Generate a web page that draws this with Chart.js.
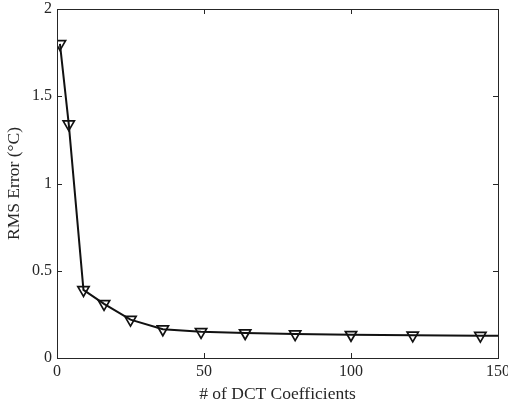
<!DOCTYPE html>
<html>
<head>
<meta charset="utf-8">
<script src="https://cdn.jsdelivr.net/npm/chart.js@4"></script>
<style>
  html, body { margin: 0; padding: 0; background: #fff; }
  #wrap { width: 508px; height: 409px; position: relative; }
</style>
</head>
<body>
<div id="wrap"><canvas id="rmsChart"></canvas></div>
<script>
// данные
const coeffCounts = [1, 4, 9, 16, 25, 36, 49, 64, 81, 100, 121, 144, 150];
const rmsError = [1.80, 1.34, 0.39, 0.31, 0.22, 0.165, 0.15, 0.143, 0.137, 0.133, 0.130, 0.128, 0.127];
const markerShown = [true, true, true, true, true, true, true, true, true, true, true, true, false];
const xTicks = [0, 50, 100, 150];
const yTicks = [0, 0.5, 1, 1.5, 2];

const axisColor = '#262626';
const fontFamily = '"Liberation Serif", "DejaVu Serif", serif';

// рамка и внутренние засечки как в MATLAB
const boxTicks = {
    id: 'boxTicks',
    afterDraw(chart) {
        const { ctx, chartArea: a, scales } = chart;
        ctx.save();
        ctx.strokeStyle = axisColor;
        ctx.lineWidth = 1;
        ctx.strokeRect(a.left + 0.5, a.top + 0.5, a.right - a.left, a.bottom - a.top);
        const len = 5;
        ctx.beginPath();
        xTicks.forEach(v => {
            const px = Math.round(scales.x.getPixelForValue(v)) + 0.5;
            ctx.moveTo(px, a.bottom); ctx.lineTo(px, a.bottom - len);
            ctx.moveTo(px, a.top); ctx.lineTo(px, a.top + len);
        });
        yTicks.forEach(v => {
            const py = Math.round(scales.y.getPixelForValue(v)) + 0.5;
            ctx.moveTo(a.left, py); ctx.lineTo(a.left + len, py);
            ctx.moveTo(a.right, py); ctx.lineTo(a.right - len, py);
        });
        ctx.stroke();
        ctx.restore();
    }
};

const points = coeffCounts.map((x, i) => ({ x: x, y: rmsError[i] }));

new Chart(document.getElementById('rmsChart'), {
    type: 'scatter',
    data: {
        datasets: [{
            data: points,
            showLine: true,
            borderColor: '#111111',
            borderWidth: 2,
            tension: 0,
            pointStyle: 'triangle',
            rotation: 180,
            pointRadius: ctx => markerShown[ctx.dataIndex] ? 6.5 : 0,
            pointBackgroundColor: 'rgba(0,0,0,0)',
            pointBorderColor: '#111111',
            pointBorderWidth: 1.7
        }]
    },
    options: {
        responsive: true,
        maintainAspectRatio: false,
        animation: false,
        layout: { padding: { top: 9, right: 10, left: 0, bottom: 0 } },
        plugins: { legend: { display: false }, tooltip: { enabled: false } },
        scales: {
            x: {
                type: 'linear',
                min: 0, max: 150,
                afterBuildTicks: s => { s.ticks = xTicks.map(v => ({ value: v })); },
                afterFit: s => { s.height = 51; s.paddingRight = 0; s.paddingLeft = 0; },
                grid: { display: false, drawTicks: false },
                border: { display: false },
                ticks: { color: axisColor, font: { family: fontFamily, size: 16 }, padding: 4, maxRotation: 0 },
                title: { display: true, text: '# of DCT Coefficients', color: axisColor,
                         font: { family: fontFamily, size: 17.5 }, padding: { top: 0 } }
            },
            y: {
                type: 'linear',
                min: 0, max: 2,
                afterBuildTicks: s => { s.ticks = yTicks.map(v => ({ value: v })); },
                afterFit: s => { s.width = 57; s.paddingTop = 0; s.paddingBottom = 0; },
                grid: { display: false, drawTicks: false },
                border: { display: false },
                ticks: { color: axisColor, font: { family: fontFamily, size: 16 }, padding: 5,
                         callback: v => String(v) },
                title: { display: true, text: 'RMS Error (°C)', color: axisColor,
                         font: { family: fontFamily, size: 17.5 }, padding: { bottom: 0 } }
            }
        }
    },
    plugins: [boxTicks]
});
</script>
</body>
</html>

● **TASK BRIEF**: Except for the pictures, give all the material above again verbatim.

● **RESPONSE**:
Generate a web page that draws this with Chart.js.
<!DOCTYPE html>
<html>
<head>
<meta charset="utf-8">
<script src="https://cdn.jsdelivr.net/npm/chart.js@4"></script>
<style>
  html, body { margin: 0; padding: 0; background: #fff; }
  #wrap { width: 508px; height: 409px; position: relative; }
</style>
</head>
<body>
<div id="wrap"><canvas id="rmsChart"></canvas></div>
<script>
// данные
const coeffCounts = [1, 4, 9, 16, 25, 36, 49, 64, 81, 100, 121, 144, 150];
const rmsError = [1.80, 1.34, 0.39, 0.31, 0.22, 0.165, 0.15, 0.143, 0.137, 0.133, 0.130, 0.128, 0.127];
const markerShown = [true, true, true, true, true, true, true, true, true, true, true, true, false];
const xTicks = [0, 50, 100, 150];
const yTicks = [0, 0.5, 1, 1.5, 2];

const axisColor = '#262626';
const fontFamily = '"Liberation Serif", "DejaVu Serif", serif';

// рамка и внутренние засечки как в MATLAB
const boxTicks = {
    id: 'boxTicks',
    afterDraw(chart) {
        const { ctx, chartArea: a, scales } = chart;
        ctx.save();
        ctx.strokeStyle = axisColor;
        ctx.lineWidth = 1;
        ctx.strokeRect(a.left + 0.5, a.top + 0.5, a.right - a.left, a.bottom - a.top);
        const len = 5;
        ctx.beginPath();
        xTicks.forEach(v => {
            const px = Math.round(scales.x.getPixelForValue(v)) + 0.5;
            ctx.moveTo(px, a.bottom); ctx.lineTo(px, a.bottom - len);
            ctx.moveTo(px, a.top); ctx.lineTo(px, a.top + len);
        });
        yTicks.forEach(v => {
            const py = Math.round(scales.y.getPixelForValue(v)) + 0.5;
            ctx.moveTo(a.left, py); ctx.lineTo(a.left + len, py);
            ctx.moveTo(a.right, py); ctx.lineTo(a.right - len, py);
        });
        ctx.stroke();
        ctx.restore();
    }
};

const points = coeffCounts.map((x, i) => ({ x: x, y: rmsError[i] }));

new Chart(document.getElementById('rmsChart'), {
    type: 'scatter',
    data: {
        datasets: [{
            data: points,
            showLine: true,
            borderColor: '#111111',
            borderWidth: 2,
            tension: 0,
            pointStyle: 'triangle',
            rotation: 180,
            pointRadius: ctx => markerShown[ctx.dataIndex] ? 6.5 : 0,
            pointBackgroundColor: 'rgba(0,0,0,0)',
            pointBorderColor: '#111111',
            pointBorderWidth: 1.7
        }]
    },
    options: {
        responsive: true,
        maintainAspectRatio: false,
        animation: false,
        layout: { padding: { top: 9, right: 10, left: 0, bottom: 0 } },
        plugins: { legend: { display: false }, tooltip: { enabled: false } },
        scales: {
            x: {
                type: 'linear',
                min: 0, max: 150,
                afterBuildTicks: s => { s.ticks = xTicks.map(v => ({ value: v })); },
                afterFit: s => { s.height = 51; s.paddingRight = 0; s.paddingLeft = 0; },
                grid: { display: false, drawTicks: false },
                border: { display: false },
                ticks: { color: axisColor, font: { family: fontFamily, size: 16 }, padding: 4, maxRotation: 0 },
                title: { display: true, text: '# of DCT Coefficients', color: axisColor,
                         font: { family: fontFamily, size: 17.5 }, padding: { top: 0 } }
            },
            y: {
                type: 'linear',
                min: 0, max: 2,
                afterBuildTicks: s => { s.ticks = yTicks.map(v => ({ value: v })); },
                afterFit: s => { s.width = 57; s.paddingTop = 0; s.paddingBottom = 0; },
                grid: { display: false, drawTicks: false },
                border: { display: false },
                ticks: { color: axisColor, font: { family: fontFamily, size: 16 }, padding: 5,
                         callback: v => String(v) },
                title: { display: true, text: 'RMS Error (°C)', color: axisColor,
                         font: { family: fontFamily, size: 17.5 }, padding: { bottom: 0 } }
            }
        }
    },
    plugins: [boxTicks]
});
</script>
</body>
</html>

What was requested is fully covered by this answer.